Bürgerkrieg in Libyen seit 2014
Der Zweite Bürgerkrieg in Libyen ist eine kriegerische Auseinandersetzung zwischen Truppen und Milizen der Regierung Fayiz as-Sarradsch unter dem Government of National Accord (GNA), welches Teile West-Libyens mit der Hauptstadt Tripolis kontrolliert, sowie den Truppen des Machthabers Ost-Libyens, Chalifa Haftar. Die Vereinten Nationen gaben an, dass es bis August 2015 435.000 Binnenflüchtlinge gab und dass rund eine Million Menschen nach Tunesien geflüchtet sind.
Rund 2,4 Mio. Menschen in Libyen brauchen humanitäre Unterstützung, während rund 1,2 Mio. an Mangelernährung leiden oder hungern (die meisten davon im seit 2014 umkämpften Bengasi). Rund 250.000 Flüchtlinge aus anderen Ländern halten sich in Libyen auf, die oftmals Gewalt und sexuellen Übergriffen ausgeliefert sind oder zur Zwangsarbeit herangezogen werden.
Eine zusätzliche Eskalation erfuhr der Konflikt durch das Eingreifen der Terrororganisation „Islamischer Staat“ (IS) in die Kämpfe. Der IS rief im Herbst 2014 in Libyen ein Emirat aus, bekämpfte beide Seiten, verübte Anschläge in deren Gebieten und brachte einige Gebiete zeitweise unter seine Kontrolle. In der IS-Hochburg Sirte errichteten IS-Kämpfer ein Terrorregime, geprägt von Gräueln und Verbrechen gegen die Menschlichkeit. 2016 verlor der IS weitgehend seine Gebiete in Libyen und ging in den Untergrund.
Die nationale Minderheit der Tuareg nutzte die Situation und errichtete im Südwesten Libyens einen praktisch unabhängigen eigenen Staat in einer Region um Ghat herum.
Die Kommissionsvorsitzende der Afrikanischen Union, Nkosazana Dlamini-Zuma, äußerte im April 2015, es gebe in Libyen „keinen Staat als solchen“ mehr; dies sei wegen des Gegensatzes zwischen dem westlichen und dem östlichen Landesteil schon früher befürchtet worden.

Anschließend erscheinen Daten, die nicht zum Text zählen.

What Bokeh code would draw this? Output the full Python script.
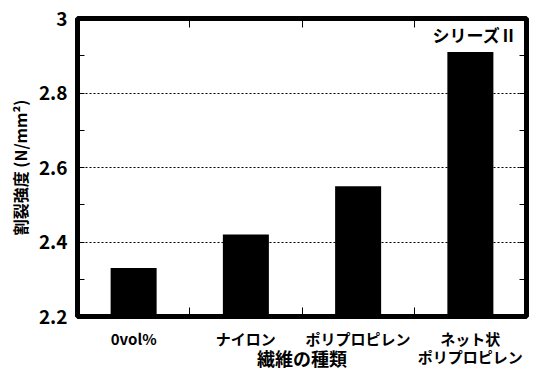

Am 17. Dezember 2015 wurde zwischen den rivalisierenden Lagern aus Tobruk und Tripolis ein Friedensvertrag vereinbart, welcher bis 2018 den Neuaufbau des libyschen Staates und seiner Institutionen sowie eine Einheitsregierung unter Fayiz as-Sarradsch vorsieht. Allerdings erkannte nach der Bildung der neuen Regierung das Parlament die neue Regierung nicht an, was die eigentlich als „Einheitsregierung“ gedachte Regierung zu einer weiteren Bürgerkriegspartei degradierte. Diese konnte sich allerdings in Tripolitanien behaupten und dort im Mai 2017 ihre Konkurrenten des Neuen Allgemeinen Nationalkongress, sowie im November 2017 die Verbündeten des Tobruk-Lagers militärisch besiegen, was zu einem dauerhaften militärischen Patt führte. Seit Oktober 2017 wurde in Ägypten über ein Abkommen zur Bildung einer gemeinsamen Armee der beiden Streitkräfte aus West-Libyen und Ost-Libyen beraten.

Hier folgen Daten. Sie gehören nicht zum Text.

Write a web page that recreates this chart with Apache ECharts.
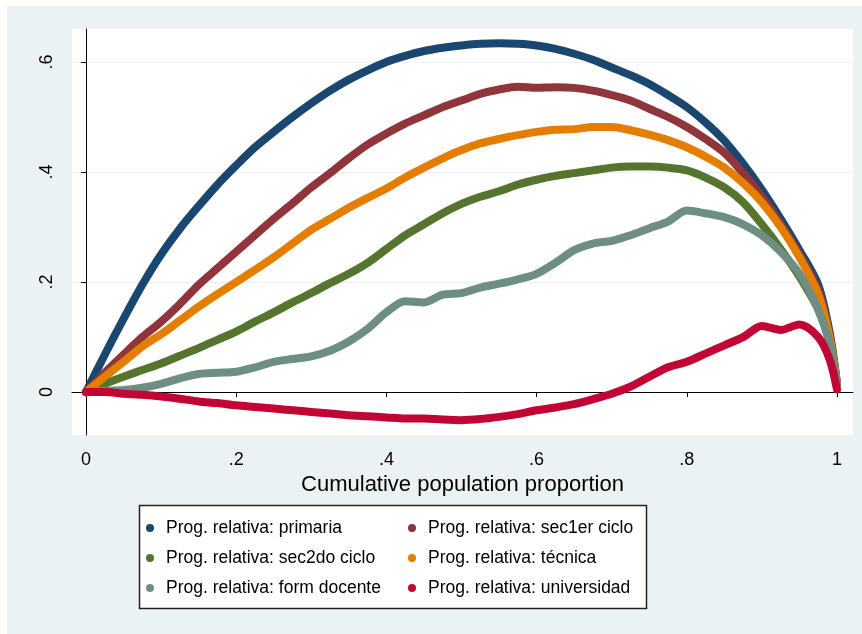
<!DOCTYPE html>
<html>
<head>
<meta charset="utf-8">
<script src="https://cdn.jsdelivr.net/npm/echarts@6/dist/echarts.min.js"></script>
<style>
  body { margin: 0; background: #fff; }
  #chart { width: 862px; height: 634px; }
</style>
</head>
<body>
<div id="chart"></div>
<script>
// cumulative population proportion (shared x for every curve)
const xs = [0,0.025,0.05,0.075,0.1,0.125,0.15,0.175,0.2,0.225,
  0.25,0.275,0.3,0.325,0.35,0.375,0.4,0.425,0.45,0.475,
  0.5,0.525,0.55,0.575,0.6,0.625,0.65,0.675,0.7,0.725,
  0.75,0.775,0.8,0.825,0.85,0.875,0.9,0.925,0.95,0.975,
  0.99,1]

const primaria = [0,0.068,0.133,0.195,0.25,0.297,0.338,0.377,0.412,0.445,
  0.473,0.50,0.525,0.548,0.568,0.585,0.60,0.611,0.62,0.626,
  0.63,0.633,0.634,0.633,0.63,0.624,0.615,0.604,0.59,0.576,
  0.56,0.54,0.518,0.49,0.457,0.415,0.368,0.315,0.258,0.195,
  0.11,0.015]
const sec1er = [0,0.035,0.068,0.10,0.128,0.16,0.195,0.225,0.255,0.285,
  0.315,0.343,0.372,0.398,0.425,0.45,0.47,0.488,0.503,0.518,
  0.53,0.542,0.55,0.555,0.553,0.554,0.553,0.548,0.54,0.53,
  0.515,0.50,0.482,0.46,0.435,0.398,0.355,0.305,0.25,0.185,
  0.105,0.015]
const sec2do = [0,0.015,0.028,0.04,0.052,0.066,0.08,0.095,0.11,0.128,
  0.145,0.163,0.18,0.198,0.215,0.235,0.26,0.285,0.305,0.325,
  0.342,0.355,0.365,0.377,0.386,0.393,0.398,0.403,0.408,0.41,
  0.41,0.408,0.403,0.39,0.372,0.345,0.305,0.26,0.21,0.15,
  0.09,0.015]
const tecnica = [0,0.028,0.055,0.083,0.105,0.13,0.155,0.178,0.20,0.222,
  0.245,0.27,0.295,0.315,0.335,0.353,0.37,0.39,0.408,0.425,
  0.44,0.452,0.46,0.467,0.473,0.477,0.478,0.482,0.482,0.476,
  0.468,0.458,0.445,0.428,0.408,0.38,0.345,0.30,0.245,0.178,
  0.10,0.015]
const docente = [0,0.002,0.004,0.008,0.015,0.025,0.033,0.035,0.037,0.045,
  0.055,0.06,0.065,0.075,0.092,0.115,0.145,0.165,0.163,0.177,
  0.18,0.19,0.197,0.205,0.215,0.235,0.258,0.27,0.275,0.285,
  0.298,0.31,0.33,0.325,0.318,0.305,0.285,0.255,0.215,0.15,
  0.09,0.015]
const universidad = [0,0,-0.003,-0.005,-0.008,-0.012,-0.017,-0.02,-0.024,-0.027,
  -0.03,-0.033,-0.036,-0.039,-0.042,-0.044,-0.046,-0.048,-0.048,-0.05,
  -0.051,-0.049,-0.045,-0.04,-0.033,-0.028,-0.022,-0.013,-0.003,0.01,
  0.028,0.045,0.055,0.07,0.085,0.1,0.12,0.113,0.123,0.1,
  0.06,0.005]

const names = ['Prog. relativa: primaria','Prog. relativa: sec1er ciclo',
  'Prog. relativa: sec2do ciclo','Prog. relativa: técnica',
  'Prog. relativa: form docente','Prog. relativa: universidad']
const colors = ['#1A476F','#90353B','#55752F','#E37E00','#6E8E84','#C10534']
const xTicks = [0,0.2,0.4,0.6,0.8,1]
const yTicks = [0,0.2,0.4,0.6]

const font = '"Liberation Sans", Arial, sans-serif'
const fs = 18
// stata style labels: .2 instead of 0.2
const fmt = v => (v === 0 || v === 1) ? String(v) : String(v).replace(/^0/, '')

const chart = echarts.init(document.getElementById('chart'))
const allData = [primaria, sec1er, sec2do, tecnica, docente, universidad]

// legend: two columns, each one a vertical legend
const legendCol = (left, data) => ({
  orient: 'vertical', left: left, top: 518, padding: 0,
  icon: 'circle', itemWidth: 10, itemHeight: 8, itemGap: 10,
  textStyle: { fontFamily: font, fontSize: 17.5, lineHeight: 20, color: '#000', padding: [0, 0, 0, 6] },
  data: data
})

chart.setOption({
  animation: false,
  color: colors,
  graphic: [{
    type: 'rect', z: -10,
    shape: { x: 7, y: 6, width: 855, height: 628 },
    style: { fill: '#EAF2F3' }
  }, {
    type: 'rect', z: -5,
    shape: { x: 139.5, y: 505.5, width: 507, height: 103 },
    style: { fill: '#fff', stroke: '#222', lineWidth: 1.5 }
  }],
  grid: {
    left: 72, top: 29, right: 9, bottom: 199,
    show: true, backgroundColor: '#fff', borderWidth: 0
  },
  legend: [
    legendCol(146, [names[0], names[2], names[4]]),
    legendCol(408, [names[1], names[3], names[5]])
  ],
  xAxis: {
    type: 'value', min: -0.0186, max: 1.0213,
    name: 'Cumulative population proportion',
    nameLocation: 'middle', nameGap: 34,
    nameTextStyle: { fontFamily: font, fontSize: 22, color: '#000' },
    axisLine: { show: true, lineStyle: { color: '#000', width: 1 } },
    axisTick: { show: true, length: 5, customValues: xTicks, lineStyle: { color: '#000' } },
    axisLabel: { customValues: xTicks, margin: 16, fontFamily: font, fontSize: fs, color: '#000', formatter: fmt },
    splitLine: { show: false }
  },
  yAxis: {
    type: 'value', min: -0.078, max: 0.66,
    axisLine: { show: true, lineStyle: { color: '#000', width: 1 } },
    axisTick: { show: true, length: 5, customValues: yTicks, lineStyle: { color: '#000' } },
    axisLabel: { customValues: yTicks, rotate: 90, margin: 16, fontFamily: font, fontSize: fs, color: '#000', formatter: fmt },
    splitLine: { show: true, lineStyle: { color: '#EAF2F3', width: 1 } }
  },
  series: allData.map((arr, k) => ({
    name: names[k],
    type: 'line',
    showSymbol: false,
    smooth: 0.3,
    data: xs.map((x, i) => [x, arr[i]]),
    lineStyle: { width: 8, cap: 'round', join: 'round' }
  }))
})
</script>
</body>
</html>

Gestützt auf seine Miliz und ein Netzwerk aus Bündnissen, die er innerhalb von fünf Jahren mit lokalen Führen geschlossen hatte, ließ Chalifa Haftar seine Truppen im Frühjahr 2019 auf die Hauptstadt Tripolis marschieren. Unterstützt durch Ägypten, Saudi-Arabien, die VAE und offenbar verstärkt durch Söldner der russischen Gruppe Wagner verlangt er, zum „Nationalen Militärführer“ ernannt zu werden, der keiner politischen Kontrolle unterstehen solle.
Fünf Jahre nach dem Beginn der Flüchtlingskrise in Europa ab 2015, in der Libyen als Transitland für Flüchtlinge nach Europa gilt, und neun Jahre nach dem Beginn des Bürgerkriegs in Libyen im Februar 2011 entschlossen sich die Konfliktparteien mit ihren unterstützenden Staaten in einer internationalen Konferenz im Januar 2020 in Berlin zu einer Waffenruhe, einem Waffenembargo und einem Abzug aller ausländischen Kampfverbände, ehe die Parteien alle Absprachen brachen und der Krieg weitergeführt wurde.